Récemment Sœur Emmanuelle a laissé pour testament un livre dans lequel elle confesse qu'elle s'adonnait à la masturbation, preuve que… la sœur est manuelle, comme quiconque en matière d'éros si on le prive d'une vie sexuelle digne de ce nom. L'éros chrétien semble un oxymore tant l'un exclut l'autre. L'analyse de la construction de cet antiéros chrétien ne regorge pas d'historiens ou de philosophes. Michel Foucault aurait excellé dans cet art, mais il a travaillé sur l'antiquité gréco-latine. Peter Brown, le biographe de saint Augustin, a livré jadis une excellente analyse des cinq premiers siècles de notre ère avec le Renoncement à la chair.
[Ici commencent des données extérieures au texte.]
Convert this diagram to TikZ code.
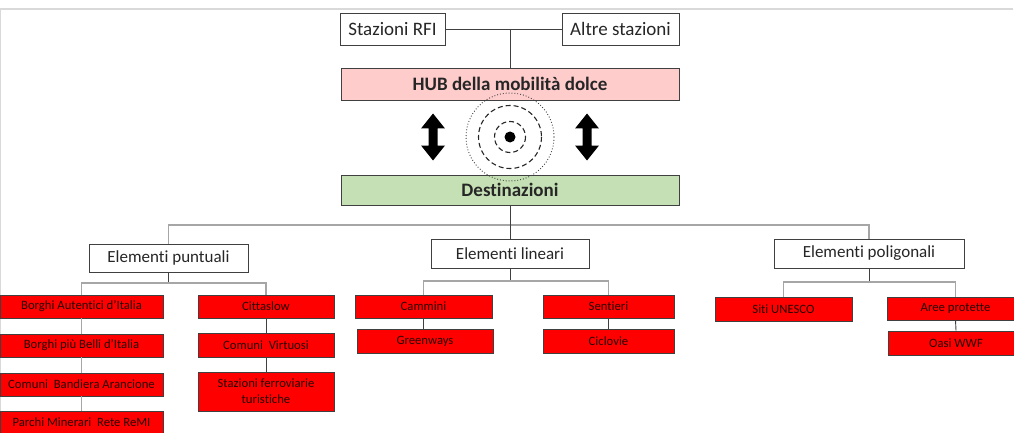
\documentclass[tikz,border=0pt]{standalone}
\usepackage{fontspec}
\setmainfont{Carlito}[Ligatures={NoCommon,NoRequired,NoContextual}]
\definecolor{hubpink}{HTML}{FFCCCC}
\definecolor{destgreen}{HTML}{C5E0B4}
\definecolor{framegray}{HTML}{D9D9D9}
\definecolor{linkgray}{HTML}{A6A6A6}
\definecolor{darkline}{HTML}{404040}
\begin{document}
\begin{tikzpicture}[x=1pt,y=-1pt,
  box/.style={draw=darkline, line width=0.9pt, inner sep=0pt, align=center, text=black!85},
  whitebox/.style={box, fill=white, font=\fontsize{19}{23}\selectfont},
  elembox/.style={box, fill=white, font=\fontsize{17}{20}\selectfont},
  bigbox/.style={box, font=\bfseries\fontsize{19}{23}\selectfont, minimum width=338pt},
  redbox/.style={box, fill=red, font=\fontsize{12.7}{16}\selectfont, text=black!85!red},
  trunk/.style={draw=darkline, line width=0.9pt},
  branch/.style={draw=linkgray, line width=1.1pt},
  dblarrow/.pic={\fill[black] (0,-23.5) -- (12,-8.5) -- (4.5,-8.5) -- (4.5,8.5) -- (12,8.5) -- (0,23.5) -- (-12,8.5) -- (-4.5,8.5) -- (-4.5,-8.5) -- (-12,-8.5) -- cycle;}
]
\useasboundingbox (0,0) rectangle (1014,433);
% frame
\draw[framegray, line width=2pt] (0,9.5) -- (1013,9.5);
\draw[framegray, line width=1.5pt] (0.5,9.5) -- (0.5,433);

% top
\node[whitebox, minimum width=105pt, minimum height=32pt] (rfi) at (392.5,29) {Stazioni RFI};
\node[whitebox, minimum width=117pt, minimum height=32pt] (altre) at (620.5,29) {Altre stazioni};
\node[bigbox, fill=hubpink, minimum height=32pt] (hub) at (510,84) {HUB della mobilità dolce};
\node[bigbox, fill=destgreen, minimum height=30pt] (dest) at (510,190) {Destinazioni};

\draw[trunk] (rfi.east) -- (altre.west);
\draw[trunk] (hub.north) -- (hub.north |- rfi.east);

% target circles
\coordinate (c) at (510,137);
\draw[black!75, line width=0.9pt, dotted] (c) circle[radius=44];
\draw[black!85, line width=1.1pt, dash pattern=on 5pt off 3pt] (c) circle[radius=31.5];
\draw[black!85, line width=1.1pt, dash pattern=on 5pt off 3pt] (c) circle[radius=15.5];
\fill[black] (c) circle[radius=5.5];
\pic (arrL) at (433,137) {dblarrow};
\pic (arrR) at (587,137) {dblarrow};

% level 2
\node[elembox, minimum width=159pt, minimum height=28pt] (punt) at (168.5,258) {Elementi puntuali};
\node[elembox, minimum width=158pt, minimum height=29pt] (lin) at (510,253.5) {Elementi lineari};
\node[elembox, minimum width=190pt, minimum height=29pt] (pol) at (869,253.5) {Elementi poligonali};
\coordinate (h1) at (510,225);
\draw[branch] (punt.north) |- (h1) -| (pol.north);
\draw[trunk] (dest.south) -- (lin.north);

% puntuali
\node[redbox, minimum width=163pt, minimum height=23pt] (bai) at (81.5,306.5) {Borghi Autentici d’Italia};
\node[redbox, minimum width=163pt, minimum height=23pt] (bpb) at (81.5,345.5) {Borghi più Belli d’Italia};
\node[redbox, minimum width=163pt, minimum height=23pt] (cba) at (81.5,384.5) {Comuni\ \ Bandiera Arancione};
\node[redbox, minimum width=163pt, minimum height=23pt] (pmr) at (81.5,422.5) {Parchi Minerari\ \ Rete ReMI};
\node[redbox, minimum width=136pt, minimum height=23pt] (citta) at (266,306.5) {Cittaslow};
\node[redbox, minimum width=136pt, minimum height=24pt] (cv) at (266,345) {Comuni\ \ Virtuosi};
\node[redbox, minimum width=136pt, minimum height=39pt] (sft) at (266,391.5) {Stazioni ferroviarie\\turistiche};
\coordinate (hp) at (168.5,283);
\draw[trunk] (punt.south) -- (hp);
\draw[branch] (bai.north) |- (hp) -| (citta.north);
\draw[branch] (bai.south) -- (bpb.north);
\draw[branch] (bpb.south) -- (cba.north);
\draw[branch] (cba.south) -- (pmr.north);
\draw[trunk] (citta.south) -- (cv.north);
\draw[trunk] (cv.south) -- (sft.north);

% lineari
\node[redbox, minimum width=137pt, minimum height=23pt] (cam) at (423.5,306.5) {Cammini};
\node[redbox, minimum width=136pt, minimum height=24pt] (gre) at (425,341) {Greenways};
\node[redbox, minimum width=131pt, minimum height=23pt] (sen) at (608.5,306.5) {Sentieri};
\node[redbox, minimum width=131pt, minimum height=24pt] (cic) at (608.5,341) {Ciclovie};
\coordinate (hl) at (510,281);
\draw[trunk] (lin.south) -- (hl);
\draw[branch] (cam.north) |- (hl) -| (sen.north);
\draw[trunk] (cam.south) -- (cam.south |- gre.north);
\draw[trunk] (sen.south) -- (cic.north);

% poligonali
\node[redbox, minimum width=137pt, minimum height=24pt] (siti) at (783.5,309) {Siti UNESCO};
\node[redbox, minimum width=137pt, minimum height=23pt] (aree) at (955.5,308.5) {Aree protette};
\node[redbox, minimum width=136pt, minimum height=24pt] (oasi) at (956,343) {Oasi WWF};
\coordinate (hpo) at (869,282);
\draw[trunk] (pol.south) -- (hpo);
\draw[branch] (siti.north) |- (hpo) -| (aree.north);
\draw[trunk] (aree.south) -- (oasi.north);
\end{tikzpicture}
\end{document}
Florence Colin-Goguel prend la suite et analyse la construction de cet éros chrétien de la période carolingienne au XVe siècle. Sous les auspices de Jean Delumeau, cette historienne de l'art qui fut l'élève de Jacques Le Goff et André Chastel, propose un superbe beau livre, comme on dit, qui associe l'analyse d'œuvres médiévales, leur reproduction bien sûr, la présentation de leur contexte, puis une lecture serrée et directe des grands moments qui jalonnent la fabrication du corps chrétien pendant ces dix siècles.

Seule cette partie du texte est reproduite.